We consider the situation damaging, dangerous and contrary to EU interests both in terms of security and economic interests.”
He slammed the EU’s policies on the Western Balkans, stating that it had “narrowed down to lecturing and sactions”.
At a time when the EU is facing historic challenges, the community needs “some success, some positive development”, and enlargement would give such an opportunity, he said.
“We respectfully ask Bulgaria to enforce their justified national interests during the accession process rather than block the process,” he added.
Szijjártó said North Macedonia was on the Western Balkans migration route and therefore played an important role in stopping illegal migration. “Considering that the pressure is expected to increase in the upcoming months, close cooperation is needed,” he added.
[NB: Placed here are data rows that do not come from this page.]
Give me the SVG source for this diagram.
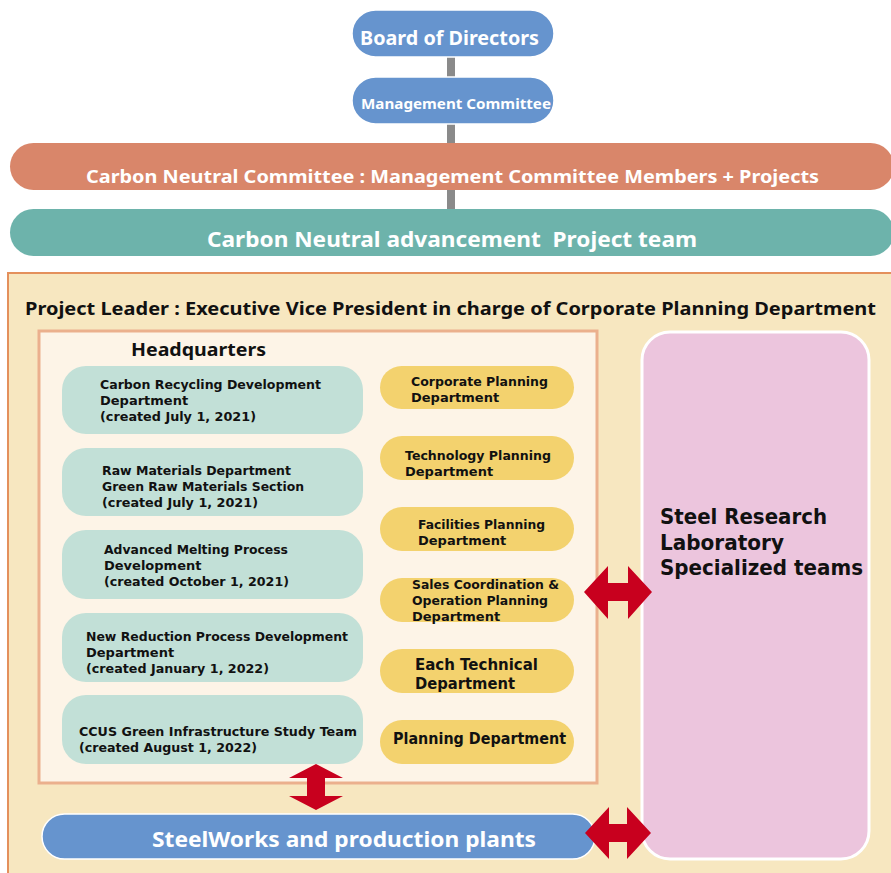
<svg xmlns="http://www.w3.org/2000/svg" width="891" height="873" viewBox="0 0 891 873">
<style>
text{font-family:"Noto Sans","DejaVu Sans",sans-serif;font-weight:bold}
.b{font-family:"DejaVu Sans","Noto Sans",sans-serif}
.w{fill:#fff}
.k{fill:#111}
.blue{fill:#6694CE;stroke:#fff;stroke-width:1.5}
.teal{fill:#C2E0D7}
.yel{fill:#F3D26E}
.arrow{fill:#C8001E}
.s13{font-size:13px}
</style>
<rect x="0" y="0" width="891" height="873" fill="#fff"/>
<g id="connectors">
<rect x="447" y="56" width="8" height="154" fill="#8A8A8A"/>
</g>
<g id="board">
<rect class="blue" x="352" y="10" width="202" height="47" rx="23.5"/>
<text class="w" x="360" y="45" font-size="19" textLength="179" lengthAdjust="spacingAndGlyphs">Board of Directors</text>
</g>
<g id="mgmt">
<rect class="blue" x="352" y="77" width="202" height="47" rx="23.5"/>
<text class="w" x="361" y="109" font-size="14.5" textLength="190" lengthAdjust="spacingAndGlyphs">Management Committee</text>
</g>
<g id="cnc">
<rect x="10" y="143" width="884" height="47" rx="23.5" fill="#D9866A"/>
<text class="w" x="86" y="183" font-size="18.5" textLength="733" lengthAdjust="spacingAndGlyphs">Carbon Neutral Committee : Management Committee Members + Projects</text>
</g>
<g id="cnapt">
<rect x="10" y="209" width="884" height="47" rx="23.5" fill="#6DB3AB"/>
<text class="w" x="207" y="247" font-size="21" textLength="490" lengthAdjust="spacingAndGlyphs" xml:space="preserve">Carbon Neutral advancement  Project team</text>
</g>
<g id="project">
<rect x="8" y="273" width="895" height="610" fill="#F7E7C0" stroke="#E4905C" stroke-width="2"/>
<text class="k" x="25" y="315" font-size="18" textLength="851" lengthAdjust="spacingAndGlyphs">Project Leader : Executive Vice President in charge of Corporate Planning Department</text>
</g>
<g id="hq">
<rect x="39" y="331" width="558" height="452" fill="#FDF4E7" stroke="#EBB08D" stroke-width="3"/>
<text class="k" x="131" y="356" font-size="18" textLength="135" lengthAdjust="spacingAndGlyphs">Headquarters</text>
</g>
<g id="t1">
<rect class="teal" x="62" y="366" width="301" height="68" rx="24"/>
<text class="k b s13" x="100" y="389" textLength="221" lengthAdjust="spacingAndGlyphs">Carbon Recycling Development</text>
<text class="k b s13" x="100" y="405">Department</text>
<text class="k b s13" x="100" y="421" textLength="156" lengthAdjust="spacingAndGlyphs">(created July 1, 2021)</text>
</g>
<g id="t2">
<rect class="teal" x="62" y="448" width="301" height="68" rx="24"/>
<text class="k b s13" x="102" y="475" textLength="189" lengthAdjust="spacingAndGlyphs">Raw Materials Department</text>
<text class="k b s13" x="102" y="491" textLength="202" lengthAdjust="spacingAndGlyphs">Green Raw Materials Section</text>
<text class="k b s13" x="102" y="507" textLength="156" lengthAdjust="spacingAndGlyphs">(created July 1, 2021)</text>
</g>
<g id="t3">
<rect class="teal" x="62" y="530" width="301" height="69" rx="24"/>
<text class="k b s13" x="104" y="554" textLength="184" lengthAdjust="spacingAndGlyphs">Advanced Melting Process</text>
<text class="k b s13" x="104" y="570">Development</text>
<text class="k b s13" x="104" y="586" textLength="185" lengthAdjust="spacingAndGlyphs">(created October 1, 2021)</text>
</g>
<g id="t4">
<rect class="teal" x="62" y="613" width="301" height="69" rx="24"/>
<text class="k b s13" x="86" y="641" textLength="262" lengthAdjust="spacingAndGlyphs">New Reduction Process Development</text>
<text class="k b s13" x="86" y="657">Department</text>
<text class="k b s13" x="86" y="673" textLength="183" lengthAdjust="spacingAndGlyphs">(created January 1, 2022)</text>
</g>
<g id="t5">
<rect class="teal" x="62" y="695" width="301" height="69" rx="24"/>
<text class="k b s13" x="79" y="736" textLength="278" lengthAdjust="spacingAndGlyphs">CCUS Green Infrastructure Study Team</text>
<text class="k b s13" x="79" y="752" textLength="178" lengthAdjust="spacingAndGlyphs">(created August 1, 2022)</text>
</g>
<g id="y1">
<rect class="yel" x="380" y="366" width="194" height="43" rx="21.5"/>
<text class="k b s13" x="411" y="386" textLength="137" lengthAdjust="spacingAndGlyphs">Corporate Planning</text>
<text class="k b s13" x="411" y="402">Department</text>
</g>
<g id="y2">
<rect class="yel" x="380" y="436" width="194" height="44" rx="22"/>
<text class="k b s13" x="405" y="460" textLength="146" lengthAdjust="spacingAndGlyphs">Technology Planning</text>
<text class="k b s13" x="405" y="476">Department</text>
</g>
<g id="y3">
<rect class="yel" x="380" y="507" width="194" height="44" rx="22"/>
<text class="k b s13" x="418" y="529" textLength="127" lengthAdjust="spacingAndGlyphs">Facilities Planning</text>
<text class="k b s13" x="418" y="545">Department</text>
</g>
<g id="y4">
<rect class="yel" x="380" y="578" width="194" height="44" rx="22"/>
<text class="k b s13" x="412" y="589" textLength="147" lengthAdjust="spacingAndGlyphs">Sales Coordination &amp;</text>
<text class="k b s13" x="412" y="605" textLength="136" lengthAdjust="spacingAndGlyphs">Operation Planning</text>
<text class="k b s13" x="412" y="621">Department</text>
</g>
<g id="y5">
<rect class="yel" x="380" y="649" width="194" height="44" rx="22"/>
<text class="k b" x="415" y="670" font-size="16" textLength="123" lengthAdjust="spacingAndGlyphs">Each Technical</text>
<text class="k b" x="415" y="689" font-size="16" textLength="100" lengthAdjust="spacingAndGlyphs">Department</text>
</g>
<g id="y6">
<rect class="yel" x="380" y="720" width="194" height="44" rx="22"/>
<text class="k b" x="393" y="744" font-size="15" textLength="173" lengthAdjust="spacingAndGlyphs">Planning Department</text>
</g>
<g id="lab">
<rect x="642" y="332" width="227" height="527" rx="28" fill="#ECC5DD" stroke="#fff" stroke-width="3"/>
<text class="k b" x="660" y="524" font-size="21" textLength="167" lengthAdjust="spacingAndGlyphs">Steel Research</text>
<text class="k b" x="660" y="550" font-size="21" textLength="124" lengthAdjust="spacingAndGlyphs">Laboratory</text>
<text class="k b" x="660" y="575" font-size="21" textLength="203" lengthAdjust="spacingAndGlyphs">Specialized teams</text>
</g>
<g id="steelworks">
<rect class="blue" x="42" y="814" width="553" height="45" rx="22.5" stroke-width="2.5"/>
<text class="w" x="152" y="847" font-size="21" textLength="384" lengthAdjust="spacingAndGlyphs">SteelWorks and production plants</text>
</g>
<g id="arrows">
<polygon class="arrow" points="584,592 608,566 608,583 628,583 628,566 652,592 628,619 628,601 608,601 608,619"/>
<polygon class="arrow" points="585,833 609,807 609,824 627,824 627,807 651,833 627,859 627,842 609,842 609,859"/>
<polygon class="arrow" points="316,764 343,778 325,778 325,796 343,796 316,810 289,796 307,796 307,778 289,778"/>
</g>
</svg>
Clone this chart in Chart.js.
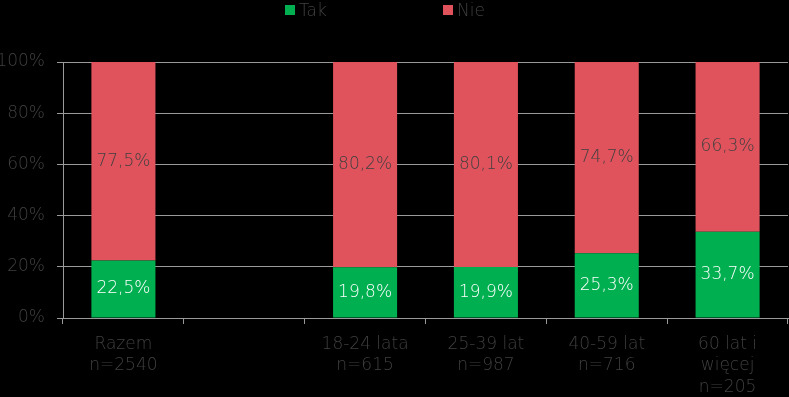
<!DOCTYPE html>
<html>
<head>
<meta charset="utf-8">
<script src="https://cdn.jsdelivr.net/npm/chart.js@4.4.0/dist/chart.umd.min.js"></script>
<style>
  html, body { margin: 0; padding: 0; background: #000; }
  #wrap { position: relative; width: 789px; height: 397px; }
  .legend { position: absolute; top: 0; font: 200 17px "DejaVu Sans", sans-serif; color: #404040; display: flex; align-items: center; height: 20px; }
  .legend span.box { display: inline-block; width: 10px; height: 10px; margin-right: 4px; }
</style>
</head>
<body>
<div id="wrap">
  <canvas id="chart" width="789" height="397"></canvas>
  <div class="legend" style="left:285px"><span class="box" style="background:#00B050"></span>Tak</div>
  <div class="legend" style="left:443px"><span class="box" style="background:#E0525C"></span>Nie</div>
</div>
<script>
const categories = [
    ['Razem', 'n=2540'],
    '',
    ['18-24 lata', 'n=615'],
    ['25-39 lat', 'n=987'],
    ['40-59 lat', 'n=716'],
    ['60 lat i', 'więcej', 'n=205']
]
const takValues = [22.5, null, 19.8, 19.9, 25.3, 33.7]
const nieValues = [77.5, null, 80.2, 80.1, 74.7, 66.3]
const yTicks = [0, 20, 40, 60, 80, 100]

const textColor = '#404040'
const gridColor = '#9a9a9a'
const fontFamily = '"DejaVu Sans", sans-serif'

// value labels centred in each segment
const segmentLabels = {
    id: 'segmentLabels',
    afterDatasetsDraw(chart) {
        const ctx = chart.ctx
        ctx.save()
        ctx.textAlign = 'center'
        ctx.textBaseline = 'middle'
        chart.data.datasets.forEach((ds, i) => {
            ctx.font = `${ds.labelWeight} 17px ${fontFamily}`
            chart.getDatasetMeta(i).data.forEach((bar, j) => {
                const v = ds.data[j]
                if (v == null) return
                const p = bar.getProps(['x', 'y', 'base'], true)
                ctx.fillStyle = ds.labelColor
                ctx.fillText(v.toFixed(1).replace('.', ',') + '%', p.x, (p.y + p.base) / 2)
            })
        })
        ctx.restore()
    }
}

const config = {
    type: 'bar',
    data: {
        labels: categories,
        datasets: [
            { label: 'Tak', data: takValues, backgroundColor: '#00B050', labelColor: '#ffffff', labelWeight: '200' },
            { label: 'Nie', data: nieValues, backgroundColor: '#E0525C', labelColor: textColor, labelWeight: '200' }
        ]
    },
    options: {
        responsive: false,
        animation: false,
        layout: { padding: { top: 62, right: 1, left: 0, bottom: 0 } },
        datasets: { bar: { categoryPercentage: 1, barPercentage: 0.53 } },
        plugins: { legend: { display: false }, tooltip: { enabled: false } },
        scales: {
            x: {
                stacked: true,
                grid: { drawOnChartArea: false, color: gridColor, tickLength: 6 },
                border: { color: gridColor },
                ticks: { color: textColor, font: { family: fontFamily, size: 17, weight: '200', lineHeight: 1.25 }, maxRotation: 0, autoSkip: false, padding: 10 },
                afterFit: s => { s.height = 79 }
            },
            y: {
                stacked: true,
                min: 0,
                max: 100,
                afterBuildTicks: s => { s.ticks = yTicks.map(v => ({ value: v })) },
                grid: { color: gridColor, tickLength: 6 },
                border: { color: gridColor },
                ticks: { color: textColor, font: { family: fontFamily, size: 17, weight: '200' }, padding: 12, callback: v => v + '%' },
                afterFit: s => { s.width = 63 }
            }
        }
    },
    plugins: [segmentLabels]
}

new Chart(document.getElementById('chart'), config)
</script>
</body>
</html>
Additionally, he announced that a contingent of 30 Hungarian police will arrive in North Macedonia in early January to help in the protection of the country’s southern borders.
Osmani said that despite the slow process, North Macedonia will stick to its target of European integration, especially since this also serves crisis prevention in the region. The country will carry on with reforms and plans to settle open issues with neighbouring countries, including Bulgaria whose new government is hoped to demonstrate a European approach, he added.